The disk files consist of metadata files, closed segments, and open segments. Metadata files are used to track Raft metadata, such as the server’s current term, vote, and log’s start index. Segments contain contiguous entries that are part of the log. Closed segments are never written to again (but may be renamed and truncated if a suffix of the log is truncated). Open segments are where newly appended entries go. Once an open segment reaches the maximum allowed size, it is closed and a new one is used. There are usually about 3 open segments at any given time, the one with the lower index is the one actively being written, and the other ones have been fallocate’d and are ready to be used as soon as the active one gets closed.

Metadata files are named “metadata1” and “metadata2”. The code alternates between these so that there is always at least one readable metadata file.

On startup, the readable metadata file with the higher version number is used.

The format of a metadata file is:

  • [8 bytes] Format (currently 1).

  • [8 bytes] Incremental version number.

  • [8 bytes] Current term.

  • [8 bytes] ID of server we voted for.

All values are in little endian encoding.

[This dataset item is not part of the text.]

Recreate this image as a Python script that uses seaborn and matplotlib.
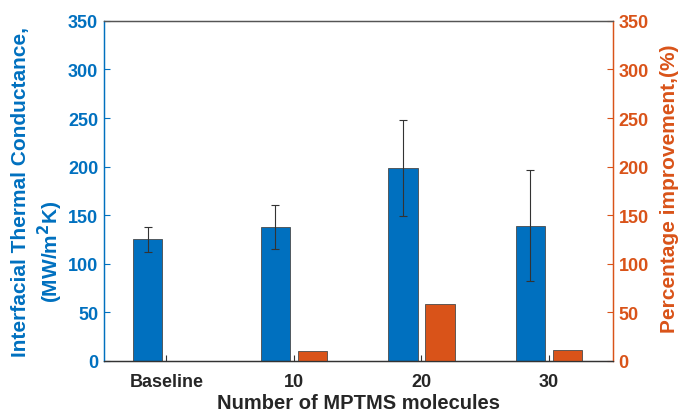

Closed segments are named by the format string “%lu-%lu” with their start and end indexes, both inclusive. Closed segments always contain at least one entry, and the end index is always at least as large as the start index. Closed segment files may occasionally include data past their filename’s end index (these are ignored but a warning is logged). This can happen if the suffix of the segment is truncated and a crash occurs at an inopportune time (the segment file is first renamed, then truncated, and a crash occurs in between).

Open segments are named by the format string “open-%lu” with a unique number. These should not exist when the server shuts down cleanly, but they exist while the server is running and may be left around during a crash. Open segments either contain entries which come after the last closed segment or are full of zeros. When the server crashes while appending to an open segment, the end of that file may be corrupt. We can’t distinguish between a corrupt file and a partially written entry. The code assumes it’s a partially written entry, logs a warning, and ignores it.

Truncating a suffix of the log will remove all entries that are no longer part of the log. Truncating a prefix of the log will only remove complete segments that are before the new log start index. For example, if a segment has entries 10 through 20 and the prefix of the log is truncated to start at entry 15, that entire segment will be retained.

Each segment file starts with a segment header, which currently contains just an 8-byte version number for the format of that segment. The current format (version 1) is just a concatenation of serialized entry batches.

Each batch has the following format:

  • [4 bytes] CRC32 checksum of the batch header, little endian.

  • [4 bytes] CRC32 checksum of the batch data, little endian.

  • [ … ] Batch of one or more entries.